**Exercise inputs**
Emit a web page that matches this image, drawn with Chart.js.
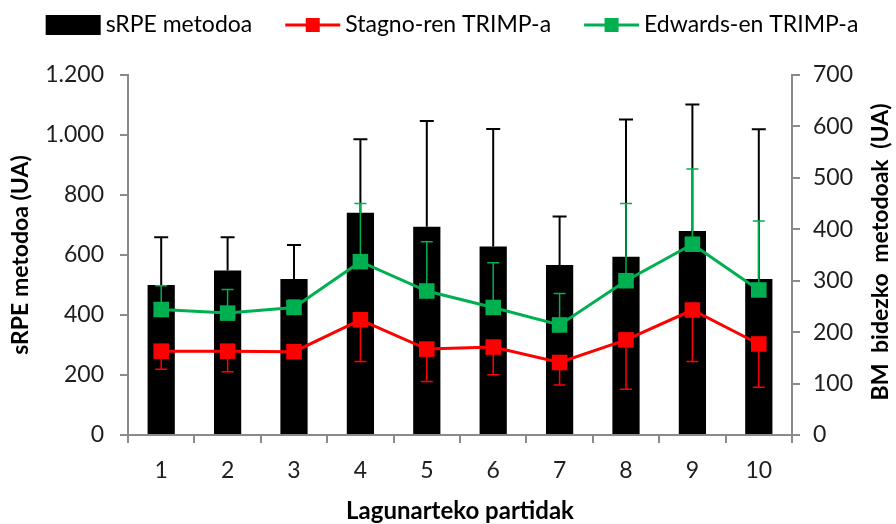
<!DOCTYPE html>
<html>
<head>
<meta charset="utf-8">
<script src="https://cdn.jsdelivr.net/npm/chart.js@4.4.0/dist/chart.umd.min.js"></script>
<style>
html, body { margin: 0; padding: 0; background: #fff; }
#wrap { width: 896px; height: 524px; }
</style>
</head>
<body>
<div id="wrap"><canvas id="chart" width="896" height="524"></canvas></div>
<script>
const partidak = ['1', '2', '3', '4', '5', '6', '7', '8', '9', '10'];

// sRPE (left axis) with upper SD
const srpe = [500, 548, 520, 741, 694, 628, 567, 594, 680, 520];
const srpeSD = [159, 111, 113, 245, 353, 392, 161, 458, 422, 499];

// Stagno TRIMP (right axis) with lower SD
const stagno = [163, 163, 162, 224, 167, 171, 141, 185, 243, 177];
const stagnoSD = [35, 40, 10, 81, 63, 54, 44, 96, 100, 84];

// Edwards TRIMP (right axis) with upper SD
const edwards = [244, 237, 248, 337, 280, 248, 214, 300, 371, 282];
const edwardsSD = [46, 46, 14, 113, 96, 87, 61, 150, 146, 134];

const leftTicks = { min: 0, max: 1200, step: 200 };
const rightTicks = { min: 0, max: 700, step: 100 };

const FONT = 'Lato';
const txtColor = '#1e1e1e';
const axisColor = '#8a8a8a';

function thousands(v) {
    return String(v).replace(/\B(?=(\d{3})+(?!\d))/g, '.');
}

// whiskers, drawn before each dataset so markers sit on top
const errorBars = {
    id: 'errorBars',
    beforeDatasetDraw(chart, args) {
        const ds = chart.data.datasets[args.index];
        if (!ds.errors) return;
        const meta = args.meta;
        const scale = chart.scales[meta.yAxisID];
        const ctx = chart.ctx;
        ctx.save();
        ctx.strokeStyle = ds.errorColor;
        ctx.lineWidth = ds.errorWidth;
        meta.data.forEach((el, i) => {
            const v = ds.data[i];
            const end = v + ds.errorDir * ds.errors[i];
            const y0 = scale.getPixelForValue(v);
            const y1 = scale.getPixelForValue(end);
            const x = el.x;
            ctx.beginPath();
            ctx.moveTo(x, y0);
            ctx.lineTo(x, y1);
            ctx.moveTo(x - ds.capHalf, y1);
            ctx.lineTo(x + ds.capHalf, y1);
            ctx.stroke();
        });
        ctx.restore();
    }
};

// legend row + right axis title (reads bottom to top like the left one)
const extras = {
    id: 'extras',
    afterDraw(chart) {
        const ctx = chart.ctx;
        ctx.save();
        ctx.font = '23px ' + FONT;
        ctx.textBaseline = 'middle';
        const sym = 55, gapIn = 5, gapOut = 33, y = 25;
        const items = chart.data.datasets.map(ds => ({
            label: ds.label, color: ds.legendColor, bar: ds.type === 'bar',
            w: ctx.measureText(ds.label).width
        }));
        let total = 0;
        items.forEach((it, i) => { total += sym + gapIn + it.w + (i ? gapOut : 0); });
        let x = 452 - total / 2;
        items.forEach(it => {
            if (it.bar) {
                ctx.fillStyle = it.color;
                ctx.fillRect(x, y - 10, sym, 20);
            } else {
                ctx.strokeStyle = it.color;
                ctx.lineWidth = 3;
                ctx.beginPath();
                ctx.moveTo(x, y);
                ctx.lineTo(x + sym, y);
                ctx.stroke();
                ctx.fillStyle = it.color;
                ctx.fillRect(x + sym / 2 - 7, y - 7, 14, 14);
            }
            ctx.fillStyle = '#000';
            ctx.fillText(it.label, x + sym + gapIn, y);
            x += sym + gapIn + it.w + gapOut;
        });

        ctx.font = 'bold 23px ' + FONT;
        ctx.wordSpacing = '5px';
        ctx.fillStyle = '#000';
        ctx.textAlign = 'center';
        ctx.translate(881, 252);
        ctx.rotate(-Math.PI / 2);
        ctx.fillText('BM bidezko metodoak (UA)', 0, 0);
        ctx.restore();
    }
};

new Chart(document.getElementById('chart'), {
    data: {
        labels: partidak,
        datasets: [
            {
                type: 'bar',
                label: 'sRPE metodoa',
                data: srpe,
                yAxisID: 'y',
                backgroundColor: '#000',
                legendColor: '#000',
                barPercentage: 0.41,
                categoryPercentage: 1,
                order: 3,
                errors: srpeSD, errorDir: 1, errorColor: '#000', errorWidth: 2, capHalf: 7
            },
            {
                type: 'line',
                label: 'Stagno-ren TRIMP-a',
                data: stagno,
                yAxisID: 'y1',
                borderColor: '#ff0000',
                backgroundColor: '#ff0000',
                legendColor: '#ff0000',
                borderWidth: 3,
                pointStyle: 'rect',
                pointRadius: 11,
                pointBorderWidth: 0,
                order: 1,
                errors: stagnoSD, errorDir: -1, errorColor: '#ff0000', errorWidth: 1.5, capHalf: 6
            },
            {
                type: 'line',
                label: 'Edwards-en TRIMP-a',
                data: edwards,
                yAxisID: 'y1',
                borderColor: '#00b050',
                backgroundColor: '#00b050',
                legendColor: '#00b050',
                borderWidth: 3,
                pointStyle: 'rect',
                pointRadius: 11,
                pointBorderWidth: 0,
                order: 2,
                errors: edwardsSD, errorDir: 1, errorColor: '#00b050', errorWidth: 1.5, capHalf: 6
            }
        ]
    },
    options: {
        responsive: false,
        animation: false,
        layout: { padding: { top: 75, left: 0, right: 0, bottom: 0 } },
        plugins: {
            legend: { display: false },
            tooltip: { enabled: false }
        },
        scales: {
            x: {
                offset: true,
                grid: { offset: true, drawOnChartArea: false, color: axisColor, tickLength: 8, lineWidth: 2 },
                border: { color: axisColor, width: 2 },
                ticks: { color: txtColor, font: { family: FONT, size: 23 }, padding: 14 },
                title: {
                    display: true, text: 'Lagunarteko partidak', color: '#000',
                    font: { family: FONT, size: 24, weight: 'bold' }, padding: { top: 0, bottom: -2 }
                },
                afterFit(s) { s.height = 89; }
            },
            y: {
                position: 'left',
                min: leftTicks.min, max: leftTicks.max,
                grid: { drawOnChartArea: false, color: axisColor, tickLength: 8, lineWidth: 2 },
                border: { color: axisColor, width: 2 },
                ticks: {
                    stepSize: leftTicks.step, color: txtColor, padding: 16,
                    font: { family: FONT, size: 23 },
                    callback: v => thousands(v)
                },
                title: {
                    display: true, text: 'sRPE metodoa (UA)', color: '#000',
                    font: { family: FONT, size: 23, weight: 'bold' }, padding: { top: 7, bottom: 0 }
                },
                afterFit(s) { s.width = 128; }
            },
            y1: {
                position: 'right',
                min: rightTicks.min, max: rightTicks.max,
                grid: { drawOnChartArea: false, color: axisColor, tickLength: 8, lineWidth: 2 },
                border: { color: axisColor, width: 2 },
                ticks: {
                    stepSize: rightTicks.step, color: txtColor, padding: 13,
                    font: { family: FONT, size: 23 }
                },
                afterFit(s) { s.width = 104; }
            }
        }
    },
    plugins: [errorBars, extras]
});
</script>
</body>
</html>
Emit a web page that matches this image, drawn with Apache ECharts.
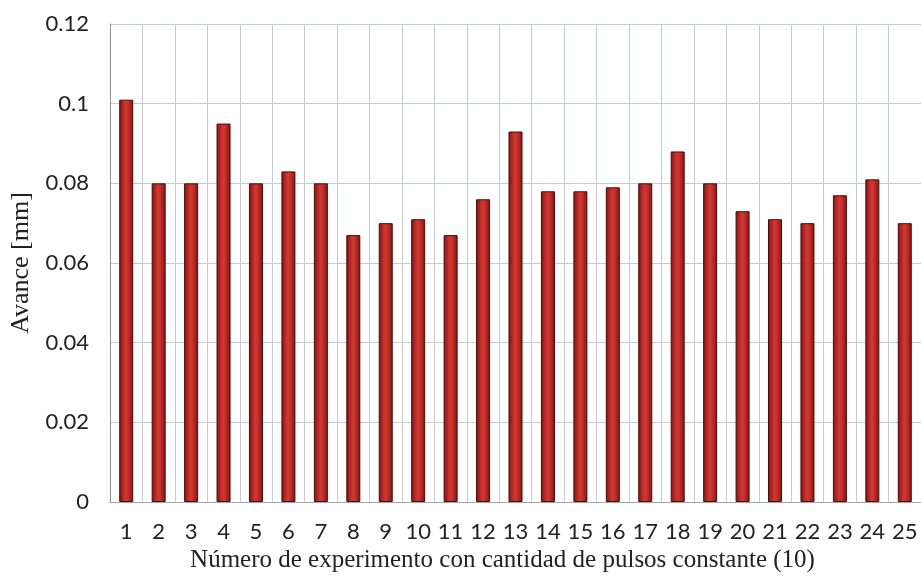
<!DOCTYPE html>
<html>
<head>
<meta charset="utf-8">
<script src="https://cdn.jsdelivr.net/npm/echarts@6/dist/echarts.min.js"></script>
<style>html,body{margin:0;padding:0;background:#fff}#c{width:921px;height:584px}</style>
</head>
<body>
<div id="c"></div>
<script>
const categories = ['1','2','3','4','5','6','7','8','9','10','11','12','13','14','15','16','17','18','19','20','21','22','23','24','25'];
const avance = [0.101,0.080,0.080,0.095,0.080,0.083,0.080,0.067,0.070,0.071,0.067,0.076,0.093,0.078,0.078,0.079,0.080,0.088,0.080,0.073,0.071,0.070,0.077,0.081,0.070];
const yTicks = ['0','0.02','0.04','0.06','0.08','0.1','0.12'];

const chart = echarts.init(document.getElementById('c'));
chart.setOption({
  animation: false,
  backgroundColor: '#fff',
  grid: {left: 110, right: 0, top: 24, bottom: 82},
  xAxis: {
    type: 'category',
    data: categories,
    name: 'Número de experimento con cantidad de pulsos constante (10)',
    nameLocation: 'middle',
    nameGap: 43,
    nameTextStyle: {fontFamily: 'Liberation Serif', fontSize: 25, color: '#222', padding: [0, 26, 0, 0]},
    axisLine: {lineStyle: {color: '#a0a8b0', width: 1}},
    axisTick: {show: false},
    axisLabel: {interval: 0, hideOverlap: false, fontFamily: 'Lato', fontSize: 22, color: '#222', margin: 19},
    splitLine: {show: true, interval: 0, lineStyle: {color: '#c3ccd6', width: 1}}
  },
  yAxis: {
    type: 'value',
    min: 0, max: 0.12, interval: 0.02,
    name: 'Avance [mm]',
    nameLocation: 'middle',
    nameGap: 70,
    nameTextStyle: {fontFamily: 'Liberation Serif', fontSize: 26, color: '#222'},
    axisLine: {show: true, lineStyle: {color: '#8a9098', width: 1}},
    axisTick: {show: false},
    axisLabel: {fontFamily: 'Lato', fontSize: 22, color: '#222', margin: 21,
      formatter: v => yTicks[Math.round(v / 0.02)]},
    splitLine: {show: true, lineStyle: {color: '#c3ccd6', width: 1}}
  },
  series: [{
    type: 'bar',
    data: avance,
    barWidth: 14,
    itemStyle: {
      color: new echarts.graphic.LinearGradient(0, 0, 1, 0, [
        {offset: 0, color: '#7e1515'},
        {offset: 0.45, color: '#d5362f'},
        {offset: 0.6, color: '#cc312b'},
        {offset: 1, color: '#7e1515'}
      ]),
      borderColor: '#4a0c0c',
      borderWidth: 1
    }
  }]
});
</script>
</body>
</html>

**Exercise requirements**
Reproduce the records word for word, please, from their first line up to and including the line that contains "96, 100, 84];", but no pictures.

**Complete output**
Emit a web page that matches this image, drawn with Chart.js.
<!DOCTYPE html>
<html>
<head>
<meta charset="utf-8">
<script src="https://cdn.jsdelivr.net/npm/chart.js@4.4.0/dist/chart.umd.min.js"></script>
<style>
html, body { margin: 0; padding: 0; background: #fff; }
#wrap { width: 896px; height: 524px; }
</style>
</head>
<body>
<div id="wrap"><canvas id="chart" width="896" height="524"></canvas></div>
<script>
const partidak = ['1', '2', '3', '4', '5', '6', '7', '8', '9', '10'];

// sRPE (left axis) with upper SD
const srpe = [500, 548, 520, 741, 694, 628, 567, 594, 680, 520];
const srpeSD = [159, 111, 113, 245, 353, 392, 161, 458, 422, 499];

// Stagno TRIMP (right axis) with lower SD
const stagno = [163, 163, 162, 224, 167, 171, 141, 185, 243, 177];
const stagnoSD = [35, 40, 10, 81, 63, 54, 44, 96, 100, 84];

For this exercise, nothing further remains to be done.